Estamos en un momento crucial de nuestra historia y quien no lo vea está ciego. O se produce un cambio radical o la Monarquía quedará herida de muerte.

Para empezar, el rey emérito debería dejar de serlo. Sus actos contaminan a la monarquía y, por tanto, la única forma de evitar que sus aventuras financieras sigan minando el crédito de la institución es que don Juan Carlos pase a ser un ciudadano normal, sin la cobertura que le da seguir siendo rey aunque sea de manera simbólica. O no sólo simbólica, porque desde el punto de vista legal hay quien piensa que, mientras siga siendo rey, continúa siendo inviolable.

Ya sabemos que él no quiere dejar de ser rey, pero ya se ha visto que su auto exilio a Abu Dabi no sirve para nada. Más aún si quiere volver a España, a lo que tiene derecho.

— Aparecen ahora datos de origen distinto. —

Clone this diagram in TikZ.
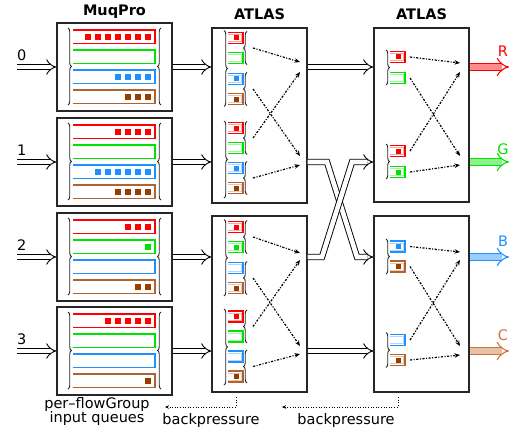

Felipe VI, probablemente el mejor rey al que podíamos aspirar, tiene, además del problema que le acarrean las fechorías de su padre (que han dejado en un juego de niños los chanchullos de su cuñado Iñaki), un problema importante con su equipo más cercano. La Zarzuela, empezando por el jefe de la Casa, Jaime Alfonsín, tiene que renovarse al completo. La fidelidad tiene que ir acompañada de eficiencia y el palacio real huele demasiado a naftalina.

Incluso, en un futuro no muy lejano, no estaría mal que Felipe VI abandonara el complejo de la Zarzuela para vivir de otra manera y en otro lugar más próximo a los ciudadanos, a los que tiene que ser cada vez más cercano y accesible.

Esta, naturalmente, es otra operación de Estado, como lo fue la abdicación de su padre, pero no menos importante o menos compleja y en la que, necesariamente, deberían participar los partidos que defienden la Constitución, empezando por el Partido Popular. Cerrar los ojos ya no es una opción.

Ser rey en el siglo XXI es algo muy difícil. Me imagino que nunca fue sencillo, pero en la sociedad que aspira a la transparencia, al fin de los privilegios, a la igualdad de oportunidades, a la meritocracia... aún parece más complicado mantener la vigencia de una institución cuya legitimidad depende exclusivamente de una cuestión hereditaria.